How to Avoid an Eviction on My Record
If you get an eviction notice, you have three choices: you can comply with the request in the notice, like turning down the music or paying back rent, within the legal time frame. If you do this, you will completely avoid the stain of an eviction on your record, since the eviction will proceed only if you don't do the act requested. The second choice is simply to move out on the date set. Under this scenario, you may also avoid having an eviction on your record since the landlord has asked you to leave and you have agreed to do so. Yes, you received a notice, but the landlord hasn't filed any papers with the court.

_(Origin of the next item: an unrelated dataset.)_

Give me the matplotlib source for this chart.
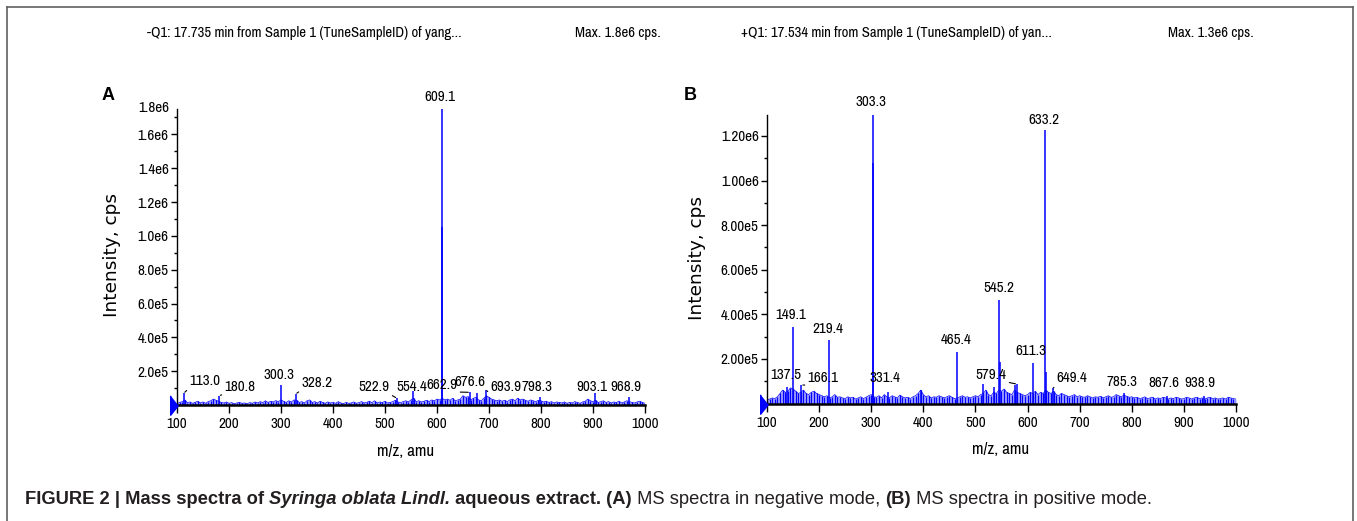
import numpy as np
import matplotlib
matplotlib.use('Agg')
import matplotlib.pyplot as plt
from matplotlib import font_manager as fm
from matplotlib.font_manager import FontProperties

# ---------------- data ----------------
mz_start, mz_stop, mz_step = 100, 1000, 5

# background (noise) intensities, in 1e3 cps, one value every 5 amu from 100 to 1000
noise_A_k = [
    8, 15, 20, 30, 14, 18, 10, 16, 22, 12, 18, 10, 20, 25, 35, 28, 22, 15, 12, 18,
    10, 14, 8, 12, 15, 10, 12, 8, 14, 10, 18, 12, 20, 14, 25, 15, 22, 18, 26, 20,
    30, 22, 15, 25, 18, 30, 28, 15, 20, 12, 25, 30, 15, 20, 12, 22, 15, 10, 18, 12,
    15, 10, 20, 12, 8, 15, 10, 12, 18, 10, 14, 20, 12, 16, 22, 14, 25, 12, 18, 15,
    22, 12, 15, 20, 28, 18, 14, 20, 25, 18, 30, 40, 20, 25, 18, 22, 28, 20, 30, 25,
    35, 30, 40, 30, 35, 28, 40, 25, 30, 35, 55, 45, 50, 30, 40, 45, 30, 25, 40, 55,
    45, 35, 30, 25, 30, 22, 28, 20, 30, 35, 25, 40, 30, 35, 28, 22, 30, 25, 20, 28,
    25, 18, 22, 15, 20, 12, 18, 15, 12, 18, 10, 15, 12, 20, 15, 10, 18, 22, 35, 25,
    20, 28, 15, 20, 25, 15, 20, 12, 18, 15, 22, 12, 18, 25, 20, 15, 12, 18, 22, 15,
    10]
noise_B_k = [
    15, 20, 25, 22, 30, 45, 60, 50, 55, 70, 65, 55, 45, 50, 60, 45, 40, 50, 55, 45,
    40, 35, 30, 35, 25, 30, 40, 28, 30, 25, 22, 30, 25, 28, 20, 25, 30, 22, 28, 35,
    40, 30, 28, 35, 25, 40, 30, 25, 35, 30, 25, 38, 30, 25, 28, 22, 30, 35, 45, 60,
    40, 30, 35, 25, 30, 28, 35, 30, 25, 30, 35, 28, 22, 25, 30, 35, 28, 30, 25, 30,
    35, 30, 40, 45, 60, 40, 35, 50, 45, 60, 55, 65, 50, 45, 40, 60, 50, 45, 40, 35,
    40, 50, 45, 55, 40, 50, 45, 60, 50, 45, 55, 40, 35, 45, 40, 35, 30, 35, 40, 30,
    35, 30, 28, 35, 30, 25, 30, 28, 32, 25, 30, 35, 28, 30, 40, 35, 30, 38, 32, 28,
    30, 25, 28, 22, 25, 30, 22, 25, 28, 20, 25, 22, 28, 25, 20, 25, 22, 28, 25, 20,
    22, 28, 25, 20, 25, 28, 22, 25, 20, 25, 28, 22, 25, 20, 22, 25, 20, 28, 25, 22,
    20]

# Panel A (negative mode) peaks
peaks_A_mz = [113.0, 180.8, 300.3, 328.2, 522.9, 554.4, 609.1, 610.0, 662.9, 676.6,
              693.9, 798.3, 903.1, 968.9]
peaks_A_int = [7.0e4, 5.5e4, 1.2e5, 6.5e4, 4.0e4, 8.0e4, 1.75e6, 1.05e6, 7.5e4, 7.0e4,
               9.0e4, 5.0e4, 7.0e4, 4.5e4]
peaks_A_lab = ['113.0', '180.8', '300.3', '328.2', '522.9', '554.4', '609.1', '',
               '662.9', '676.6', '693.9', '798.3', '903.1', '968.9']

# Panel B (positive mode) peaks
peaks_B_mz = [137.5, 149.1, 166.1, 219.4, 302.6, 303.3, 331.4, 396.0, 465.4, 514.0,
              536.0, 545.2, 546.2, 576.0, 579.4, 611.3, 633.2, 634.6, 649.4, 785.3,
              867.6, 938.9]
peaks_B_int = [7.5e4, 3.43e5, 8.3e4, 2.85e5, 1.08e6, 1.294e6, 5.0e4, 6.0e4, 2.32e5, 8.7e4,
               7.5e4, 4.64e5, 1.88e5, 8.5e4, 8.7e4, 1.82e5, 1.227e6, 1.43e5, 7.0e4, 4.5e4,
               3.5e4, 3.5e4]
peaks_B_lab = ['137.5', '149.1', '166.1', '219.4', '', '303.3', '331.4', '', '465.4', '',
               '', '545.2', '', '', '579.4', '611.3', '633.2', '', '649.4', '785.3',
               '867.6', '938.9']

yticks_A = [2e5, 4e5, 6e5, 8e5, 1.0e6, 1.2e6, 1.4e6, 1.6e6]
yticklabels_A = ['2.0e5', '4.0e5', '6.0e5', '8.0e5', '1.0e6', '1.2e6', '1.4e6', '1.6e6']
ytop_label_A = '1.8e6'
yticks_B = [2e5, 4e5, 6e5, 8e5, 1.0e6, 1.2e6]
yticklabels_B = ['2.00e5', '4.00e5', '6.00e5', '8.00e5', '1.00e6', '1.20e6']
xticks = [100, 200, 300, 400, 500, 600, 700, 800, 900, 1000]

title_A = '-Q1: 17.735 min from Sample 1 (TuneSampleID) of yang...'
max_A = 'Max. 1.8e6 cps.'
title_B = '+Q1: 17.534 min from Sample 1 (TuneSampleID) of yan...'
max_B = 'Max. 1.3e6 cps.'

# ---------------- layout (positions of peak labels, data coords) ----------------
# label -> (x m/z, y intensity, leader anchor on text or None)
lab_pos_A = {
    '609.1': (605.8, 1.82e6, None), '113.0': (153.8, 1.42e5, (0, 0)),
    '180.8': (221, 1.06e5, (0, 0)), '300.3': (296, 1.77e5, None),
    '328.2': (369, 1.30e5, (0, 0)), '522.9': (479, 1.06e5, (1, 0)),
    '554.4': (552, 1.06e5, None), '662.9': (609.6, 1.18e5, (1, 0)),
    '676.6': (663.5, 1.36e5, None), '693.9': (732.7, 1.06e5, (0, 0)),
    '798.3': (792, 1.06e5, None), '903.1': (898, 1.06e5, None),
    '968.9': (963.5, 1.06e5, None)}
lab_pos_B = {
    '303.3': (299.6, 1.353e6, None), '633.2': (631.7, 1.272e6, None),
    '149.1': (146.1, 3.97e5, None), '219.4': (216.1, 3.34e5, None),
    '465.4': (462.8, 2.85e5, None), '545.2': (545.3, 5.18e5, None),
    '611.3': (606.7, 2.36e5, None), '137.5': (136.5, 1.28e5, None),
    '166.1': (207.5, 1.14e5, (0, 0)), '331.4': (326.5, 1.14e5, None),
    '579.4': (530, 1.28e5, (1, 0)), '649.4': (685.4, 1.14e5, (0, 0)),
    '785.3': (781.4, 9.6e4, None), '867.6': (862, 9.2e4, None),
    '938.9': (931, 9.2e4, None)}

W, H = 1357, 521
BLUE = '#0000ff'

# ---- fonts: prefer a narrow/condensed face for the instrument texts ----
names = {f.name for f in fm.fontManager.ttflist}
SANS = 'Liberation Sans' if 'Liberation Sans' in names else 'DejaVu Sans'
narrow_file = None
for f in fm.fontManager.ttflist:
    cond = ('Narrow' in f.name) or (str(f.stretch) in ('condensed', 'semi-condensed')) \
        or ('Condensed' in f.fname and 'Semi' not in f.fname)
    if cond and f.style == 'normal' and f.weight in (400, 'normal', 'regular'):
        if narrow_file is None or 'Narrow' in f.name:
            narrow_file = f.fname


def nfp(size):
    if narrow_file:
        return FontProperties(fname=narrow_file, size=size)
    return FontProperties(family=SANS, size=size)


fig = plt.figure(figsize=(W / 100, H / 100), dpi=100)
fig.patch.set_facecolor('white')
renderer = fig.canvas.get_renderer()


def fit_size(s, target_px, base=10.0):
    t = fig.text(0, 0, s, fontproperties=nfp(base))
    w = t.get_window_extent(renderer).width
    t.remove()
    return base * target_px / w


LSIZE = fit_size('1.20e6', 38)       # tick + peak labels
TSIZE = fit_size(title_A, 313)       # instrument titles
MSIZE = fit_size('m/z, amu', 57)     # x-axis label


def px_rect(l, r, t, b):
    return [l / W, 1 - b / H, (r - l) / W, (b - t) / H]


def draw_panel(rect, noise_k, pmz, pint, plab, lab_pos, ytop, yt, ytl, minor):
    ax = fig.add_axes(rect)
    mz = np.arange(mz_start, mz_stop + 1, mz_step)
    noise = np.array(noise_k) * 1e3
    assert len(noise) == len(mz)
    ax.fill_between(mz, 0, noise, color=BLUE, lw=0, alpha=0.35)
    ax.vlines(mz, 0, noise, color=BLUE, lw=0.9)
    ax.plot(mz, noise, color=BLUE, lw=0.5)
    ax.vlines(pmz, 0, pint, color=BLUE, lw=1.1)
    ax.set_xlim(100, 1000)
    ax.set_ylim(0, ytop)
    for s in ('top', 'right'):
        ax.spines[s].set_visible(False)
    ax.spines['left'].set_linewidth(1.0)
    ax.spines['bottom'].set_linewidth(1.8)
    ax.spines['bottom'].set_zorder(5)
    ax.set_xticks(xticks)
    ax.set_xticklabels([str(v) for v in xticks])
    ax.set_yticks(yt)
    ax.set_yticklabels(ytl)
    ax.set_yticks(minor, minor=True)
    ax.tick_params(axis='x', direction='out', length=6, width=1, pad=3)
    ax.tick_params(axis='y', which='major', direction='out', length=4, width=1, pad=2)
    ax.tick_params(axis='y', which='minor', direction='out', length=2, width=1)
    for t in ax.get_xticklabels() + ax.get_yticklabels():
        t.set_fontproperties(nfp(LSIZE))
    # blue triangle at origin
    tri = [(-0.7, 1.0), (-0.7, -1.0), (0.1, 0.0)]
    ax.plot([100], [0], marker=tri, markersize=14, color=BLUE, clip_on=False, zorder=6)
    # peak labels
    for m, v, lab in zip(pmz, pint, plab):
        if not lab:
            continue
        lx, ly, rel = lab_pos[lab]
        kw = dict(ha='center', va='center', fontproperties=nfp(LSIZE),
                  annotation_clip=False, zorder=7)
        if rel is None:
            ax.annotate(lab, xy=(lx, ly), **kw)
        else:
            ax.annotate(lab, xy=(m, v), xytext=(lx, ly),
                        arrowprops=dict(arrowstyle='-', lw=0.8, color='k',
                                        shrinkA=0, shrinkB=1, relpos=rel), **kw)
    return ax


axA = draw_panel(px_rect(177, 645, 109, 405), noise_A_k, peaks_A_mz, peaks_A_int,
                 peaks_A_lab, lab_pos_A, 1.75e6, yticks_A, yticklabels_A,
                 [1e5, 3e5, 5e5, 7e5, 9e5, 1.1e6, 1.3e6, 1.5e6, 1.7e6])
axA.annotate(ytop_label_A, xy=(0, 1), xycoords='axes fraction', xytext=(-8, 1),
             textcoords='offset pixels', ha='right', va='center',
             fontproperties=nfp(LSIZE))
axB = draw_panel(px_rect(767, 1236, 115, 403.5), noise_B_k, peaks_B_mz, peaks_B_int,
                 peaks_B_lab, lab_pos_B, 1.294e6, yticks_B, yticklabels_B,
                 [1e5, 3e5, 5e5, 7e5, 9e5, 1.1e6])


def ftext(x, y, s, **kw):
    return fig.text(x / W, 1 - y / H, s, **kw)


# titles
for x, s in ((147, title_A), (575, max_A), (741, title_B), (1168, max_B)):
    ftext(x, 33, s, ha='left', va='center', fontproperties=nfp(TSIZE))
# panel letters
ftext(108, 95, 'A', ha='center', va='center', fontfamily=SANS, fontsize=13, fontweight='bold')
ftext(690, 95, 'B', ha='center', va='center', fontfamily=SANS, fontsize=13, fontweight='bold')
# axis labels
for x, y in ((112, 255), (697, 258)):
    ftext(x, y, 'Intensity, cps', rotation=90, ha='center', va='center',
          fontfamily='DejaVu Sans', fontsize=13.3)
for x, y in ((406, 452), (1001, 450)):
    ftext(x, y, 'm/z, amu', ha='center', va='center', fontproperties=nfp(MSIZE))

# outer frame (open at bottom)
frame_col = '#606060'
fig.add_artist(plt.Line2D([7 / W, 7 / W], [0, 1 - 7 / H], color=frame_col, lw=1.2))
fig.add_artist(plt.Line2D([7 / W, 1353 / W], [1 - 7 / H, 1 - 7 / H], color=frame_col, lw=1.2))
fig.add_artist(plt.Line2D([1353 / W, 1353 / W], [0, 1 - 7 / H], color=frame_col, lw=1.2))

# caption (pieces chained left to right, sized to span 25..1153 px)
cap_parts = [('FIGURE 2 | Mass spectra of ', 'bold', 'normal'),
             ('Syringa oblata Lindl.', 'bold', 'italic'),
             (' aqueous extract. (A)', 'bold', 'normal'),
             (' MS spectra in negative mode, ', 'normal', 'normal'),
             ('(B)', 'bold', 'normal'),
             (' MS spectra in positive mode.', 'normal', 'normal')]


def place_caption(size):
    cx = 25
    arts = []
    for s, wgt, sty in cap_parts:
        t = ftext(cx, 500, s, ha='left', va='center', fontfamily=SANS, fontsize=size,
                  fontweight=wgt, fontstyle=sty, color='#231f20')
        cx = t.get_window_extent(renderer).x1
        arts.append(t)
    return arts, cx


arts, end = place_caption(12.0)
for a in arts:
    a.remove()
place_caption(12.0 * (1153 - 25) / (end - 25))

fig.savefig('out.png', dpi=100)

The third choice you have is to do neither of the above. Don't meet the landlord's condition, and don't move out. You can be quite certain at that point that the landlord will file a lawsuit to remove you from the property. In many states, the legal procedure is not called a suit for eviction but an action for unlawful detainer. That is, it charges that you are staying in the property wrongfully. If the landlord proceeds with an unlawful detainer, the only ways to avoid having an eviction on your record is to either settle the case out of court or win the case.
If you decide to stay and get sued, you will be served with the wrongful unlawful detainer complaint when the landlord files it. You will have to appear in court and present some type of defense. You can argue that the violations charged by the landlord are erroneous or that they are already fixed, so that eviction isn't warranted. You can claim that the landlord didn't follow the state or local procedures and so the eviction is flawed. Or, you can assert that the landlord is retaliating against you for standing up for your rights. You can also excuse not paying rent by showing that you told the landlord about important repairs needed on the property (e.g., your heater doesn't work) but he has refused to fix it, and you then used the rent money to do so.